SET EXERCISE =
Copy everything from the line with "What Chart.js code" down to the line with "var maxA = [0.293, 0.374, 0.225, 0.158];", inclusive of both, exactly as written; leave out all pictures.

— BEGIN —

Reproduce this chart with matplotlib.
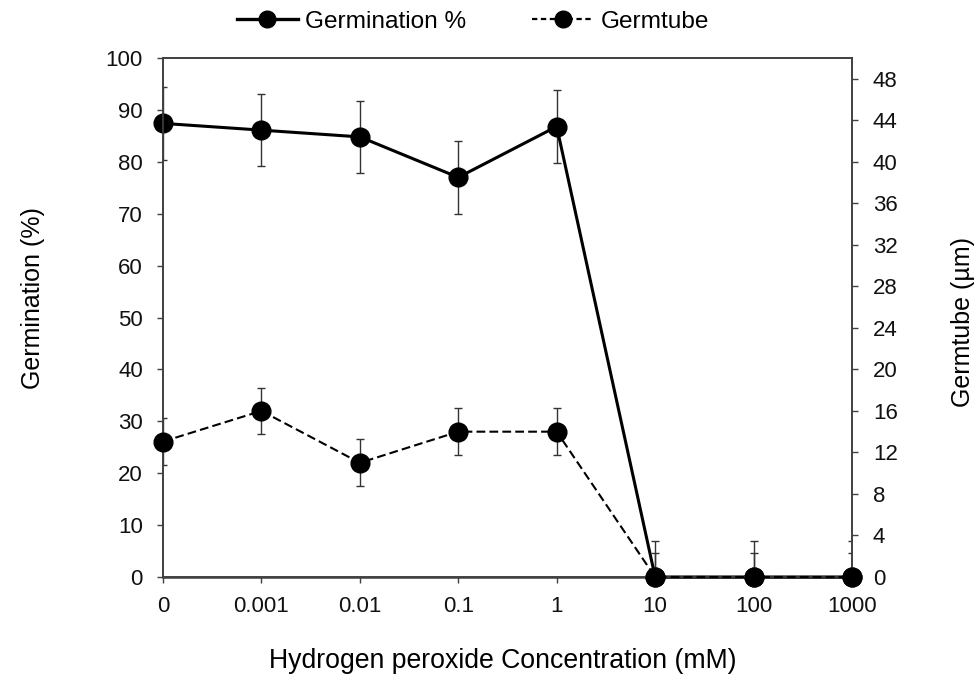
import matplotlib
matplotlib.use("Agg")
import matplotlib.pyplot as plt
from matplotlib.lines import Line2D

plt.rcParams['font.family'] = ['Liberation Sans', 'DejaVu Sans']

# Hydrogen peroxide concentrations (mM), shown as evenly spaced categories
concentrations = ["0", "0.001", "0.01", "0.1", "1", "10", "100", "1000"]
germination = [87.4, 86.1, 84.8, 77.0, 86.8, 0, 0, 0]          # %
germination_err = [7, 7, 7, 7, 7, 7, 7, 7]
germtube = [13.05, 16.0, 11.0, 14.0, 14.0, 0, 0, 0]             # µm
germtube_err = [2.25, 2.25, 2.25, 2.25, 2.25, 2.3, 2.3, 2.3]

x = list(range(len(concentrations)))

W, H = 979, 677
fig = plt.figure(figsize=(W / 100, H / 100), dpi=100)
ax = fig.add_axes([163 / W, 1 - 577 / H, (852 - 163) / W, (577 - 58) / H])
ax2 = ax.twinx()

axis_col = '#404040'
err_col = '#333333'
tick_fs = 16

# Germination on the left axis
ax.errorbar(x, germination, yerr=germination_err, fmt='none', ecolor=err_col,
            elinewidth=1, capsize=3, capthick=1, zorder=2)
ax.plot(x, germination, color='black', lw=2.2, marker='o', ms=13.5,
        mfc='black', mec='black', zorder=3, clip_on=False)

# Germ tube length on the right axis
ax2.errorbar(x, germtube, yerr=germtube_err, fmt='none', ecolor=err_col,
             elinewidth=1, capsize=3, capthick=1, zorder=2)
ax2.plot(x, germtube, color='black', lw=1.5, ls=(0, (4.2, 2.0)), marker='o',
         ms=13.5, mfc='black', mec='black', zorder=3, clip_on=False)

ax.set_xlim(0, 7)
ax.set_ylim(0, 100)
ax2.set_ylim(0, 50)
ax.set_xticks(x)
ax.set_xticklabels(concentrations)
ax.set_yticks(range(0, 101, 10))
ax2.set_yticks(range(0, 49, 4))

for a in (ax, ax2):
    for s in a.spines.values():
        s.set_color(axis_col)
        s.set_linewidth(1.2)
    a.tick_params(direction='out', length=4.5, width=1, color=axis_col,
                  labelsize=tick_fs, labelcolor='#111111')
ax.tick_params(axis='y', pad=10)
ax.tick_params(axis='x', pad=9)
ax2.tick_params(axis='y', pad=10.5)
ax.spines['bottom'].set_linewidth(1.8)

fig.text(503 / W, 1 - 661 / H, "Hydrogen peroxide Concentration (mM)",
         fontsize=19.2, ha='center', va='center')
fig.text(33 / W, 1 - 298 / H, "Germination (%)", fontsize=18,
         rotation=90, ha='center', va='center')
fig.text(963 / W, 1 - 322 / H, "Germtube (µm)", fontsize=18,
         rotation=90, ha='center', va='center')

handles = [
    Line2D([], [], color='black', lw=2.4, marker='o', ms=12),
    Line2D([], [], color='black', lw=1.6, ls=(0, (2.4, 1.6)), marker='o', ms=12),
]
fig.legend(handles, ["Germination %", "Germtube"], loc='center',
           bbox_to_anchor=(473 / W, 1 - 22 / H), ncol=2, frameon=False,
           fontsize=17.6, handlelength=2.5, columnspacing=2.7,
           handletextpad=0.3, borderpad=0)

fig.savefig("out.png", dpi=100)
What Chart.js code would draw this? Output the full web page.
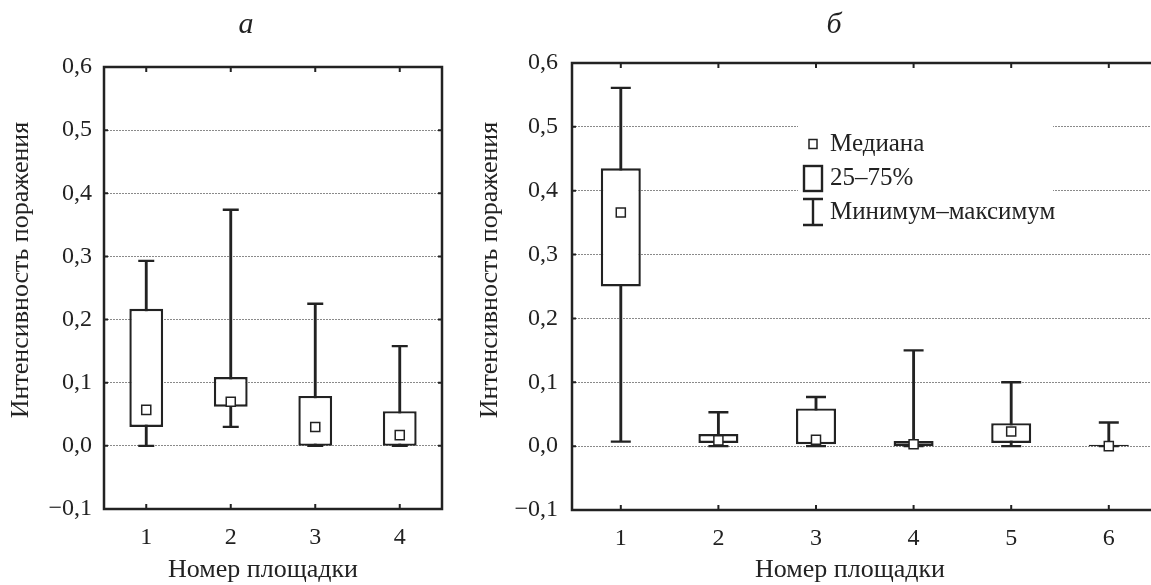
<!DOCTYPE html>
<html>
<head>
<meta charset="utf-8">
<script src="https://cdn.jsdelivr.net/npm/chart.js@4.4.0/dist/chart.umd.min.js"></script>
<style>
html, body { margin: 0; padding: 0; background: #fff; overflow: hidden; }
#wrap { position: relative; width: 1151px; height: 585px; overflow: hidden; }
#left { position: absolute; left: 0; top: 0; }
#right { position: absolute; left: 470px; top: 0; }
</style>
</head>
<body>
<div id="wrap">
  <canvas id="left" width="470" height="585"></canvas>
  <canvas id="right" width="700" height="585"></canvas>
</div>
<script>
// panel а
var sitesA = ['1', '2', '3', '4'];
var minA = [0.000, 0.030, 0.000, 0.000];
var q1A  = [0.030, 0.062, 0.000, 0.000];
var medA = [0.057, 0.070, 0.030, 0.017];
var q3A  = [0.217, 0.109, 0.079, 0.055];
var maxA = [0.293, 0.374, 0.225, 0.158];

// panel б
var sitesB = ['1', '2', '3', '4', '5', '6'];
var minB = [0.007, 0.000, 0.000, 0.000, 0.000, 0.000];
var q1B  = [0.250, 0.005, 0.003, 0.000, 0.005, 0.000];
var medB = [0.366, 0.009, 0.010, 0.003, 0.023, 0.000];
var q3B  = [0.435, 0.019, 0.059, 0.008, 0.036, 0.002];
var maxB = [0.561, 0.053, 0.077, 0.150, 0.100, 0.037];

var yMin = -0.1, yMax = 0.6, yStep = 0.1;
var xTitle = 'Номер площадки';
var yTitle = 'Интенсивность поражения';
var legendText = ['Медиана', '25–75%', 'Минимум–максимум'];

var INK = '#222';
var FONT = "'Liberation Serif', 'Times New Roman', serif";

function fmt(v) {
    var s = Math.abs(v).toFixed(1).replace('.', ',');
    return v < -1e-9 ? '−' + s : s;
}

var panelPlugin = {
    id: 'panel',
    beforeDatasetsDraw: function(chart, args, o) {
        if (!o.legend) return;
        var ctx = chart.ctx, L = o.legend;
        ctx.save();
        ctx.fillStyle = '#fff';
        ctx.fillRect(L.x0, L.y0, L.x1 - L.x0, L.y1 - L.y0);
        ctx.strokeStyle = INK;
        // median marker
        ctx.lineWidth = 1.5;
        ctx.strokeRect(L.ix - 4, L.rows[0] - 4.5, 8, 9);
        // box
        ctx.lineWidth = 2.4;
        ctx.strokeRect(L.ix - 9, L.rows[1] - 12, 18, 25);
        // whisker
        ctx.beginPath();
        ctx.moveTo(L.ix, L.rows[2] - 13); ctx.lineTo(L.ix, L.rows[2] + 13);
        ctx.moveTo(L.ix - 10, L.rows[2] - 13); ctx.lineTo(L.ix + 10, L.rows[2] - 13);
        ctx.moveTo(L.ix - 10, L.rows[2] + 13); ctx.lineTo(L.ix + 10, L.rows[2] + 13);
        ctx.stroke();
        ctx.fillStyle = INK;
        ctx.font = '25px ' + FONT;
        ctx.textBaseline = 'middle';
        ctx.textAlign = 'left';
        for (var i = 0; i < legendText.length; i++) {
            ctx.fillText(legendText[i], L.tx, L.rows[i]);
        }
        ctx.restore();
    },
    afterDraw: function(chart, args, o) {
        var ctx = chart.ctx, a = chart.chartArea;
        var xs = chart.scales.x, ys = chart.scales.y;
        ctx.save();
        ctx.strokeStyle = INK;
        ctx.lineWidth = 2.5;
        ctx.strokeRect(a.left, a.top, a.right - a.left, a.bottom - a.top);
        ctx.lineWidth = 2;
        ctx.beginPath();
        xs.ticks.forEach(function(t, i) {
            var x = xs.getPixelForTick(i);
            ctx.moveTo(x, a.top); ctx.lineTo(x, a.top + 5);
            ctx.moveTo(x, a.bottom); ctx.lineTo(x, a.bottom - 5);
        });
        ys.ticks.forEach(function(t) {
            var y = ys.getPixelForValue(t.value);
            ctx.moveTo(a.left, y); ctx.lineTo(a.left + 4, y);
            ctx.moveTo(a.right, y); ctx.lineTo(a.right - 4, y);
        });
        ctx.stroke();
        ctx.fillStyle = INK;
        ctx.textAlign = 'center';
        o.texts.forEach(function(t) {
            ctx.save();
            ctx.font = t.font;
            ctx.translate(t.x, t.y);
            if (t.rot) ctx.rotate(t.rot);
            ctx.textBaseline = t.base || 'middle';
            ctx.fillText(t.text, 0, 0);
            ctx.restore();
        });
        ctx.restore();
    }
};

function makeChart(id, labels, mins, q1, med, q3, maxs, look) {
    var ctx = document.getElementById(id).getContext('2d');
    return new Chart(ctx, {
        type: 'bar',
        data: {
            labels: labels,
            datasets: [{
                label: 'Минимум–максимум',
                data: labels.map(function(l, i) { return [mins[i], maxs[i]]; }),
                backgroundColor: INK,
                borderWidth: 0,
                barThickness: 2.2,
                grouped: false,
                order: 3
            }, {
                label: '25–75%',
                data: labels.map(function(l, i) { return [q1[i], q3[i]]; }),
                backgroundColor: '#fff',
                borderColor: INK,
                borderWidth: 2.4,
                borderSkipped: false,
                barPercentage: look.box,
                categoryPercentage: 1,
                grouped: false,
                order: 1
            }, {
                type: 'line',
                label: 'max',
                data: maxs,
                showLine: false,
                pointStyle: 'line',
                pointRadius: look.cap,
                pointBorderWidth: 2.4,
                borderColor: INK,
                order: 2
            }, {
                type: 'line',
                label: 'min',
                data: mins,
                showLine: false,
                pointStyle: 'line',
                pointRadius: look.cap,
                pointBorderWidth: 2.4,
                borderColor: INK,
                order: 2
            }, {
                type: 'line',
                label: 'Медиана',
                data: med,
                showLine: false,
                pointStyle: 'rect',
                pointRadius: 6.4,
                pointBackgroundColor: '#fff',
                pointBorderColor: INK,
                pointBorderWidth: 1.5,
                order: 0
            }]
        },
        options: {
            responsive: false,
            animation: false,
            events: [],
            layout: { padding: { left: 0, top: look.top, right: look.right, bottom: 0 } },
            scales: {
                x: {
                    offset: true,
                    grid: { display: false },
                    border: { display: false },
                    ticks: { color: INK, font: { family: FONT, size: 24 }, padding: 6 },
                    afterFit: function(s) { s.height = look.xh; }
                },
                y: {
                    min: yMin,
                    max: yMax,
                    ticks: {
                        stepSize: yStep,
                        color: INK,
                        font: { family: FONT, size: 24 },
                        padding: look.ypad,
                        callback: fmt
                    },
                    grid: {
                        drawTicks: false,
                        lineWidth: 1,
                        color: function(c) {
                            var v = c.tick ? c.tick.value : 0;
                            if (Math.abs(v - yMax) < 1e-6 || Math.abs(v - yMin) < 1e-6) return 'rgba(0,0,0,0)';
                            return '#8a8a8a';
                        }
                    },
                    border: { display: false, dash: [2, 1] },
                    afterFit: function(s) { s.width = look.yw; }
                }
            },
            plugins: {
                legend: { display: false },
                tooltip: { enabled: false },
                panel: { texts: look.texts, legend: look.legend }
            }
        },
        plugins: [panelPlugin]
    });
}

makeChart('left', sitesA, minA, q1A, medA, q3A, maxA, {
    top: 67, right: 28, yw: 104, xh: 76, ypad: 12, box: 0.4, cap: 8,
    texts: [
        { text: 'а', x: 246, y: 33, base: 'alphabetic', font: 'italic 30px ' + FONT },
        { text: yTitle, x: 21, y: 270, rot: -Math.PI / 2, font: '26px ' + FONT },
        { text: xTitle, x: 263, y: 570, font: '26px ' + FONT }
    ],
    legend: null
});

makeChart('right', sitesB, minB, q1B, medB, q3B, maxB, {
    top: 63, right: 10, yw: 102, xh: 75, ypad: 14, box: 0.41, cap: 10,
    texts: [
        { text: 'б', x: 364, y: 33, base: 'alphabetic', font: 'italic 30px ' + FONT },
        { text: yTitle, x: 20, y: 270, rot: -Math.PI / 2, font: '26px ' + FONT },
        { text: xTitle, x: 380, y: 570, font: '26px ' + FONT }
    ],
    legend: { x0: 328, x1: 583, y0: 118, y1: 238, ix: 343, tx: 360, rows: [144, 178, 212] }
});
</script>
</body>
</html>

— END —

RESULT OF THE TASK =
What Chart.js code would draw this? Output the full web page.
<!DOCTYPE html>
<html>
<head>
<meta charset="utf-8">
<script src="https://cdn.jsdelivr.net/npm/chart.js@4.4.0/dist/chart.umd.min.js"></script>
<style>
html, body { margin: 0; padding: 0; background: #fff; overflow: hidden; }
#wrap { position: relative; width: 1151px; height: 585px; overflow: hidden; }
#left { position: absolute; left: 0; top: 0; }
#right { position: absolute; left: 470px; top: 0; }
</style>
</head>
<body>
<div id="wrap">
  <canvas id="left" width="470" height="585"></canvas>
  <canvas id="right" width="700" height="585"></canvas>
</div>
<script>
// panel а
var sitesA = ['1', '2', '3', '4'];
var minA = [0.000, 0.030, 0.000, 0.000];
var q1A  = [0.030, 0.062, 0.000, 0.000];
var medA = [0.057, 0.070, 0.030, 0.017];
var q3A  = [0.217, 0.109, 0.079, 0.055];
var maxA = [0.293, 0.374, 0.225, 0.158];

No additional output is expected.